Records shown:

***

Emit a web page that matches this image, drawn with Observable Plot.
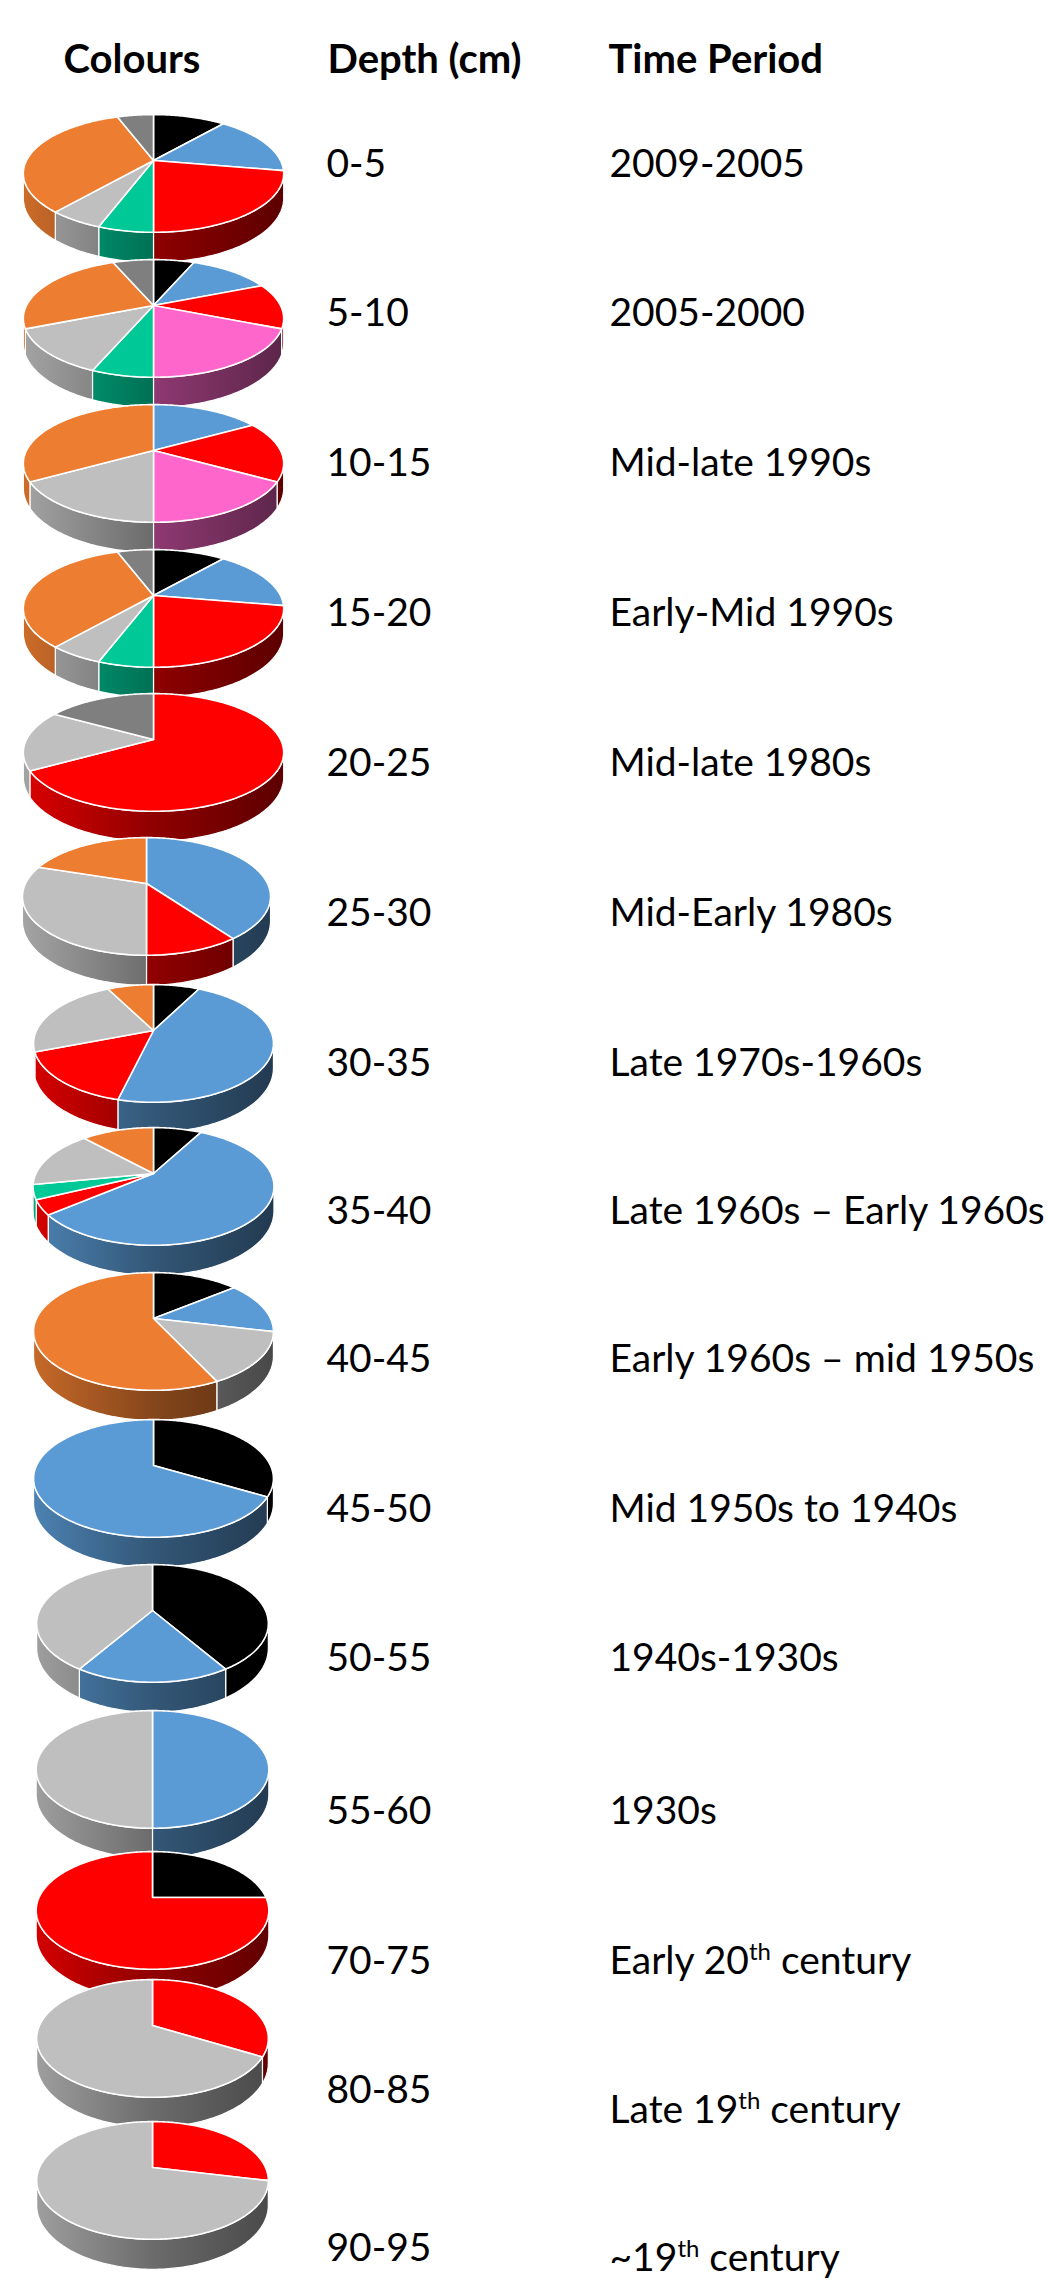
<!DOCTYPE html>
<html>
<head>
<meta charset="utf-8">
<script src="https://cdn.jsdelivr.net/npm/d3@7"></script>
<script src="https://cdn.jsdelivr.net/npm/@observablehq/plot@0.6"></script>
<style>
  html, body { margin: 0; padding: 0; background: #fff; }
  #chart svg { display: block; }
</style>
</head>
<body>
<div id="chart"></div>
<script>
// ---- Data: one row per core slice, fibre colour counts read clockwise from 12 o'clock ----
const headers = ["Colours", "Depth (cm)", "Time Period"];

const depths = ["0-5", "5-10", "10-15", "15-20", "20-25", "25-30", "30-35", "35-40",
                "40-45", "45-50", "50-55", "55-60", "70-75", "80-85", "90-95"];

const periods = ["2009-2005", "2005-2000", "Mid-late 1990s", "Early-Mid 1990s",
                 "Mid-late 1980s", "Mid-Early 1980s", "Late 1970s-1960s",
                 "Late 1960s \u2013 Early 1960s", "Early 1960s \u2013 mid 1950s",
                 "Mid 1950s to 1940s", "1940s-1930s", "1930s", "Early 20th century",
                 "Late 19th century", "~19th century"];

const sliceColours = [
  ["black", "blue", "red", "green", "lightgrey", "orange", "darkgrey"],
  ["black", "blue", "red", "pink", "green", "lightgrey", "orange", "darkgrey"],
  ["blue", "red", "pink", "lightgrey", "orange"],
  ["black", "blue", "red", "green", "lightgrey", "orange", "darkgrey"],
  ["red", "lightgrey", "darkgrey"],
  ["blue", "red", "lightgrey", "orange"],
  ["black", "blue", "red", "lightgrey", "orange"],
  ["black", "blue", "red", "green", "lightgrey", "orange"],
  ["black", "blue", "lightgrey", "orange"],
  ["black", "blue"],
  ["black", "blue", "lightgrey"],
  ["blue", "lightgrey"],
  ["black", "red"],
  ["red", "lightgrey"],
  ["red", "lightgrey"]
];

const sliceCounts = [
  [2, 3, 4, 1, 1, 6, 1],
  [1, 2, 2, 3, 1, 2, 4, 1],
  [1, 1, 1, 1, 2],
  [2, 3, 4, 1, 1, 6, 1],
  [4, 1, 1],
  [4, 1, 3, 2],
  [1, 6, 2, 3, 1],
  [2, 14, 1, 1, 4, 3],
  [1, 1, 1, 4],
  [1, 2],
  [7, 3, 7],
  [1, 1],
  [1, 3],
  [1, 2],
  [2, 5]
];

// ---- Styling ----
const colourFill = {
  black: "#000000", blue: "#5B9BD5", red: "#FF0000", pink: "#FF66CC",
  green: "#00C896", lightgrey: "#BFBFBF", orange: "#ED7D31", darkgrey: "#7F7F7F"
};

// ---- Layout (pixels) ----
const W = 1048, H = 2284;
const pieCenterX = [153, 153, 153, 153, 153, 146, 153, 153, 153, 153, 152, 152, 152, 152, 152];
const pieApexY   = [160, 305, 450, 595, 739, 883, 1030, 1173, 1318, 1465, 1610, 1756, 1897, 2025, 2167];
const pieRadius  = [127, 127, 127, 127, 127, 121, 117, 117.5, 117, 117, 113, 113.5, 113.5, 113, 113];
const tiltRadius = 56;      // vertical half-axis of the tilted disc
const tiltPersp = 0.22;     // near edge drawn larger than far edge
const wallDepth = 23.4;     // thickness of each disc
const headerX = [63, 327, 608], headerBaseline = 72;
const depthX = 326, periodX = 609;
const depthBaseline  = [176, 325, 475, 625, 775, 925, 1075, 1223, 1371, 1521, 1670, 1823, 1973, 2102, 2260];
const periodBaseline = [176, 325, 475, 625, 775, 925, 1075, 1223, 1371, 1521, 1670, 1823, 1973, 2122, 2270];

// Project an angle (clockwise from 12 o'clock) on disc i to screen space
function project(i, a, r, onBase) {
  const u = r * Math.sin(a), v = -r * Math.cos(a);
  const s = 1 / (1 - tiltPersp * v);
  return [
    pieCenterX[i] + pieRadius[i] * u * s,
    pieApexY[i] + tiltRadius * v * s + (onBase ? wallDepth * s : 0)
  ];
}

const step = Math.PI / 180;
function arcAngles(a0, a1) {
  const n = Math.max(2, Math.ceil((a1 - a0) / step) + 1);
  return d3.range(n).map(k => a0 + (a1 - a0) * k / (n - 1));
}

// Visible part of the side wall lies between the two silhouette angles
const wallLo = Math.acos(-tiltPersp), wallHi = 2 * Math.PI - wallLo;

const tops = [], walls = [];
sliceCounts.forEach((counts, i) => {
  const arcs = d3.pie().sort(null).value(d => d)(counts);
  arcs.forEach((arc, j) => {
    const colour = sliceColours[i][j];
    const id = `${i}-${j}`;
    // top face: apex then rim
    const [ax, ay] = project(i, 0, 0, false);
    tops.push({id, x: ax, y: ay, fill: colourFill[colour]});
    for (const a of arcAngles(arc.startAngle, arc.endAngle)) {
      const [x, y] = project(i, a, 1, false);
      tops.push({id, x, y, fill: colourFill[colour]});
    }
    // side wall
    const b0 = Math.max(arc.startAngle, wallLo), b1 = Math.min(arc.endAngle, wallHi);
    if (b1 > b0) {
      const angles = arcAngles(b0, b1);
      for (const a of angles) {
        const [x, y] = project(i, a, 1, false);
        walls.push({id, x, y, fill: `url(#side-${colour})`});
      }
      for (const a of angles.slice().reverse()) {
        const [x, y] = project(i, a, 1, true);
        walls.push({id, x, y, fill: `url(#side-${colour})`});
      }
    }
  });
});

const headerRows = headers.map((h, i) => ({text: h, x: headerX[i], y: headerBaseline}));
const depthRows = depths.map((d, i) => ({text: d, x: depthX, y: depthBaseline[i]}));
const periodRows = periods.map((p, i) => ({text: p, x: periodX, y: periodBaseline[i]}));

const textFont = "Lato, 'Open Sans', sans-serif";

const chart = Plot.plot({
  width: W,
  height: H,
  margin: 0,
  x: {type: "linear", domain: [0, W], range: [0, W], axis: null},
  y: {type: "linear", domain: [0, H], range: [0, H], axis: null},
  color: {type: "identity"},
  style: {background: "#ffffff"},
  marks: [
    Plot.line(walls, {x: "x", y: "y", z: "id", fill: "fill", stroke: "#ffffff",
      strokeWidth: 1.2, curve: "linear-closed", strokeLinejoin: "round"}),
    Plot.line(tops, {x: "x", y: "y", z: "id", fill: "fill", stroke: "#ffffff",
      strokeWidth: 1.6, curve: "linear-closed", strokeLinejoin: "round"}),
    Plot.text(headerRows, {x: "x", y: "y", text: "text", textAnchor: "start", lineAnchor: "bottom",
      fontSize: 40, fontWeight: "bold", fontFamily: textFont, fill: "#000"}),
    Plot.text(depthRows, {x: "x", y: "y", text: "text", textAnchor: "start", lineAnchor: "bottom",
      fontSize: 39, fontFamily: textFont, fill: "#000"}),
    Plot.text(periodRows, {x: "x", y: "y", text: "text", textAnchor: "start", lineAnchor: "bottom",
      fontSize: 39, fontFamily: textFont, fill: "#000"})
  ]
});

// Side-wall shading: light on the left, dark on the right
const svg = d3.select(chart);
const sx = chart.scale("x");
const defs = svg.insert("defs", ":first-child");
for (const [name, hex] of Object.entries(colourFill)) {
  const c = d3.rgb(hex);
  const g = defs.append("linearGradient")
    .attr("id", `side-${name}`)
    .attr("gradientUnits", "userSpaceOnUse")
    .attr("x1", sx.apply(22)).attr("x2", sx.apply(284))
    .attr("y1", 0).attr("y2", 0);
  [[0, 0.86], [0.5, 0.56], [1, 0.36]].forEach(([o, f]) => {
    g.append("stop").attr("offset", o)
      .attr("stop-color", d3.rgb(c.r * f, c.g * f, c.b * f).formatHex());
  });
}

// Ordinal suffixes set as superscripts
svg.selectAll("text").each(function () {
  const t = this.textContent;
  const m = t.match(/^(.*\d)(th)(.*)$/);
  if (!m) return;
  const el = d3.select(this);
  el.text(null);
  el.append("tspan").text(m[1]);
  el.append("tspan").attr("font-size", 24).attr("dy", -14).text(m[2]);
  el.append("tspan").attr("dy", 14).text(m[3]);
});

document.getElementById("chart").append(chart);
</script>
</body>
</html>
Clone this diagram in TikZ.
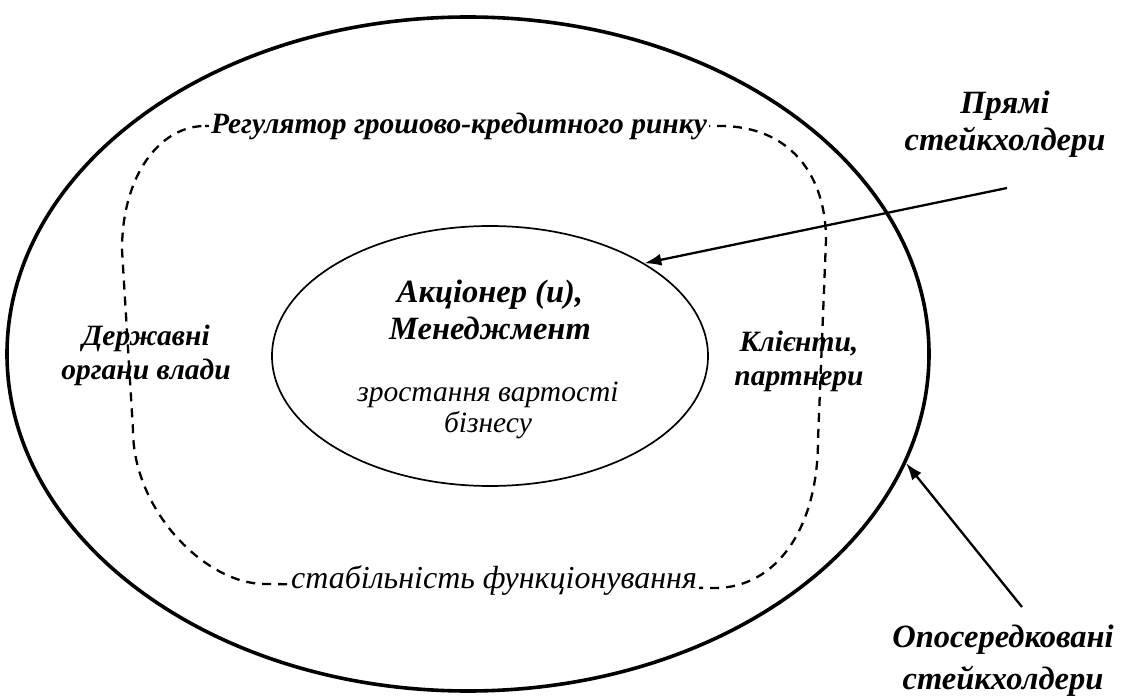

***

Written problem: Look for "drawn" and pull out every line that has it.

Exercise output:
Emit a web page that matches this image, drawn with Observable Plot.
const tiltPersp = 0.22;     // near edge drawn larger than far edge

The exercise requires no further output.